Exercise task:
Every record should be repeated exactly, except that pictures are left out.

Materials provided start

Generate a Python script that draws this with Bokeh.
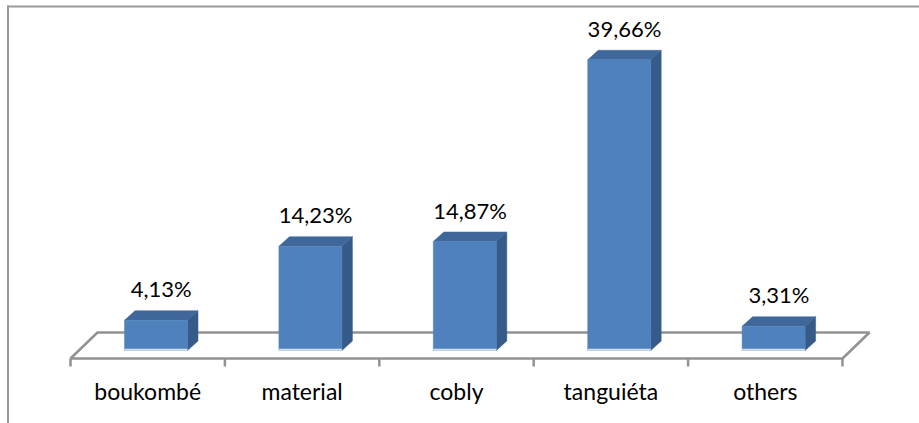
from bokeh.plotting import figure
from bokeh.models import Range1d, ColumnDataSource
from bokeh.embed import file_html
from bokeh.resources import INLINE
from bokeh.core.properties import value

# ---- data ----
categories = ["boukombé", "material", "cobly", "tanguiéta", "others"]
values = [4.13, 14.23, 14.87, 39.66, 3.31]
value_labels = ["4,13%", "14,23%", "14,87%", "39,66%", "3,31%"]

# ---- layout constants (pixel geometry of the 3D look) ----
W, H = 919, 423
X0_PX, CW_PX = 70.0, 154.4      # front-left floor corner, category width
Y0_PX, VS_PX = 350.0, 7.33      # baseline of bar fronts, px per percent

def px_x(px):
    return (px - X0_PX) / CW_PX

def px_y(py):
    return (Y0_PX - py) / VS_PX

BAR_OFF = 54 / CW_PX        # offset of front face within category
BAR_W = 63 / CW_PX          # front face width
DX = 10.5 / CW_PX           # depth offset x
DY = 9.5 / VS_PX            # depth offset y

p = figure(width=W, height=H, output_backend="svg", toolbar_location=None,
           x_range=Range1d(px_x(0), px_x(W)), y_range=Range1d(px_y(H), px_y(0)),
           min_border=0, min_border_left=0, min_border_right=0,
           min_border_top=0, min_border_bottom=0)
p.axis.visible = False
p.grid.visible = False
p.outline_line_color = None
p.background_fill_color = "white"
p.border_fill_color = "white"

n = len(categories)
grey = "#929292"

# ---- floor ----
f_front = px_y(358)
f_back = px_y(332)
f_dx = 27 / CW_PX
p.patch([0, n, n + f_dx, f_dx], [f_front, f_front, f_back, f_back],
        fill_color="white", line_color=grey, line_width=2.5)
# tick marks along the front edge at category boundaries
tick_bottom = px_y(366)
p.segment(x0=list(range(n + 1)), y0=[f_front] * (n + 1),
          x1=list(range(n + 1)), y1=[tick_bottom] * (n + 1),
          line_color=grey, line_width=2.5)

# ---- bars ----
front_xs, front_ys, top_xs, top_ys, side_xs, side_ys = [], [], [], [], [], []
for i, v in enumerate(values):
    l = i + BAR_OFF
    r = l + BAR_W
    front_xs.append([l, r, r, l])
    front_ys.append([0, 0, v, v])
    top_xs.append([l, r, r + DX, l + DX])
    top_ys.append([v, v, v + DY, v + DY])
    side_xs.append([r, r + DX, r + DX, r])
    side_ys.append([0, DY, v + DY, v])

p.patches(side_xs, side_ys, fill_color="#365B88", line_color="#365B88", line_width=0.5)
p.patches(top_xs, top_ys, fill_color="#3F6799", line_color="#3F6799", line_width=0.5)
p.patches(front_xs, front_ys, fill_color="#4F81BD", line_color="#4F81BD", line_width=0.5)
# light reflection line at the bottom of each bar front
p.segment(x0=[i + BAR_OFF for i in range(n)], y0=[0.1] * n,
          x1=[i + BAR_OFF + BAR_W for i in range(n)], y1=[0.1] * n,
          line_color="#D5E0EE", line_width=2)

# ---- value labels ----
lab_src = ColumnDataSource(dict(
    x=[i + BAR_OFF + (BAR_W + DX) / 2 for i in range(n)],
    y=[v + DY + 22 / VS_PX for v in values],
    t=value_labels))
p.text(x="x", y="y", text="t", source=lab_src, text_align="center",
       text_baseline="alphabetic", text_font=value("Lato"),
       text_font_size="22px", text_color="#000000")

# ---- category labels ----
cat_src = ColumnDataSource(dict(
    x=[i + 0.5 for i in range(n)],
    y=[px_y(390)] * n,
    t=categories))
p.text(x="x", y="y", text="t", source=cat_src, text_align="center",
       text_baseline="alphabetic", text_font=value("Lato"),
       text_font_size="23px", text_color="#000000")

# ---- chart border (top and left visible) ----
p.segment(x0=[px_x(7), px_x(7.5)], y0=[px_y(6), px_y(5)],
          x1=[px_x(W), px_x(7.5)], y1=[px_y(6), px_y(H)],
          line_color="#9A9A9A", line_width=2)

open("out.html", "w").write(file_html(p, INLINE))
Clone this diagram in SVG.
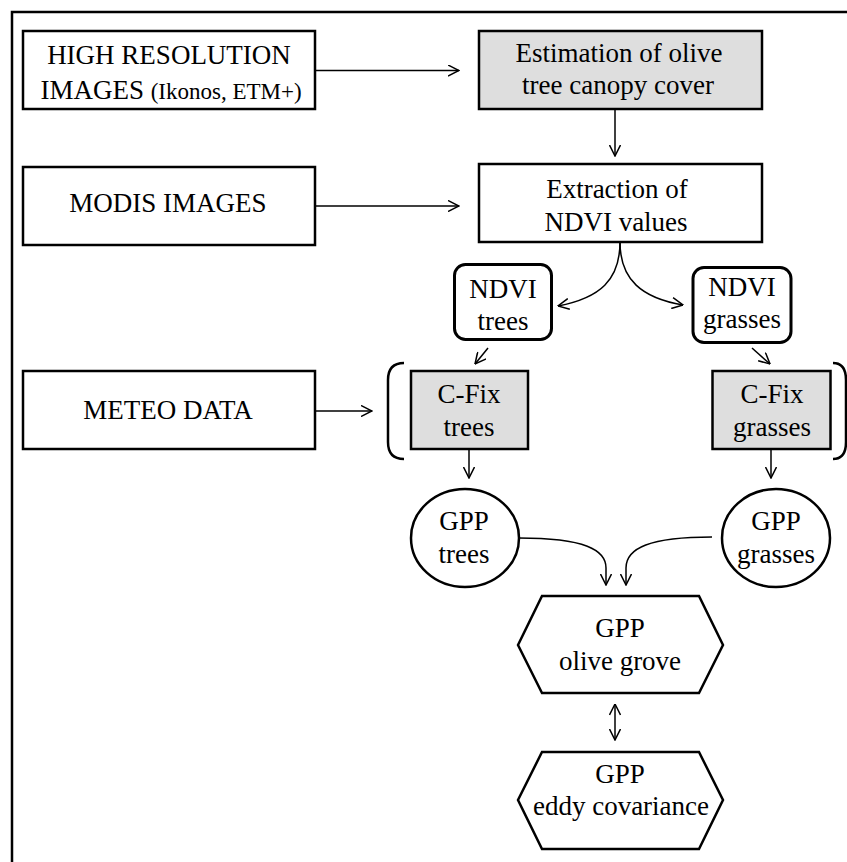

Materials provided end

Written response:
Generate a Python script that draws this with Bokeh.
from bokeh.plotting import figure
from bokeh.models import Range1d, ColumnDataSource
from bokeh.embed import file_html
from bokeh.resources import INLINE
from bokeh.core.properties import value

# ---- data ----
categories = ["boukombé", "material", "cobly", "tanguiéta", "others"]
values = [4.13, 14.23, 14.87, 39.66, 3.31]
value_labels = ["4,13%", "14,23%", "14,87%", "39,66%", "3,31%"]

# ---- layout constants (pixel geometry of the 3D look) ----
W, H = 919, 423
X0_PX, CW_PX = 70.0, 154.4      # front-left floor corner, category width
Y0_PX, VS_PX = 350.0, 7.33      # baseline of bar fronts, px per percent

def px_x(px):
    return (px - X0_PX) / CW_PX

def px_y(py):
    return (Y0_PX - py) / VS_PX

BAR_OFF = 54 / CW_PX        # offset of front face within category
BAR_W = 63 / CW_PX          # front face width
DX = 10.5 / CW_PX           # depth offset x
DY = 9.5 / VS_PX            # depth offset y

p = figure(width=W, height=H, output_backend="svg", toolbar_location=None,
           x_range=Range1d(px_x(0), px_x(W)), y_range=Range1d(px_y(H), px_y(0)),
           min_border=0, min_border_left=0, min_border_right=0,
           min_border_top=0, min_border_bottom=0)
p.axis.visible = False
p.grid.visible = False
p.outline_line_color = None
p.background_fill_color = "white"
p.border_fill_color = "white"

n = len(categories)
grey = "#929292"

# ---- floor ----
f_front = px_y(358)
f_back = px_y(332)
f_dx = 27 / CW_PX
p.patch([0, n, n + f_dx, f_dx], [f_front, f_front, f_back, f_back],
        fill_color="white", line_color=grey, line_width=2.5)
# tick marks along the front edge at category boundaries
tick_bottom = px_y(366)
p.segment(x0=list(range(n + 1)), y0=[f_front] * (n + 1),
          x1=list(range(n + 1)), y1=[tick_bottom] * (n + 1),
          line_color=grey, line_width=2.5)

# ---- bars ----
front_xs, front_ys, top_xs, top_ys, side_xs, side_ys = [], [], [], [], [], []
for i, v in enumerate(values):
    l = i + BAR_OFF
    r = l + BAR_W
    front_xs.append([l, r, r, l])
    front_ys.append([0, 0, v, v])
    top_xs.append([l, r, r + DX, l + DX])
    top_ys.append([v, v, v + DY, v + DY])
    side_xs.append([r, r + DX, r + DX, r])
    side_ys.append([0, DY, v + DY, v])

p.patches(side_xs, side_ys, fill_color="#365B88", line_color="#365B88", line_width=0.5)
p.patches(top_xs, top_ys, fill_color="#3F6799", line_color="#3F6799", line_width=0.5)
p.patches(front_xs, front_ys, fill_color="#4F81BD", line_color="#4F81BD", line_width=0.5)
# light reflection line at the bottom of each bar front
p.segment(x0=[i + BAR_OFF for i in range(n)], y0=[0.1] * n,
          x1=[i + BAR_OFF + BAR_W for i in range(n)], y1=[0.1] * n,
          line_color="#D5E0EE", line_width=2)

# ---- value labels ----
lab_src = ColumnDataSource(dict(
    x=[i + BAR_OFF + (BAR_W + DX) / 2 for i in range(n)],
    y=[v + DY + 22 / VS_PX for v in values],
    t=value_labels))
p.text(x="x", y="y", text="t", source=lab_src, text_align="center",
       text_baseline="alphabetic", text_font=value("Lato"),
       text_font_size="22px", text_color="#000000")

# ---- category labels ----
cat_src = ColumnDataSource(dict(
    x=[i + 0.5 for i in range(n)],
    y=[px_y(390)] * n,
    t=categories))
p.text(x="x", y="y", text="t", source=cat_src, text_align="center",
       text_baseline="alphabetic", text_font=value("Lato"),
       text_font_size="23px", text_color="#000000")

# ---- chart border (top and left visible) ----
p.segment(x0=[px_x(7), px_x(7.5)], y0=[px_y(6), px_y(5)],
          x1=[px_x(W), px_x(7.5)], y1=[px_y(6), px_y(H)],
          line_color="#9A9A9A", line_width=2)

open("out.html", "w").write(file_html(p, INLINE))
Clone this diagram in SVG.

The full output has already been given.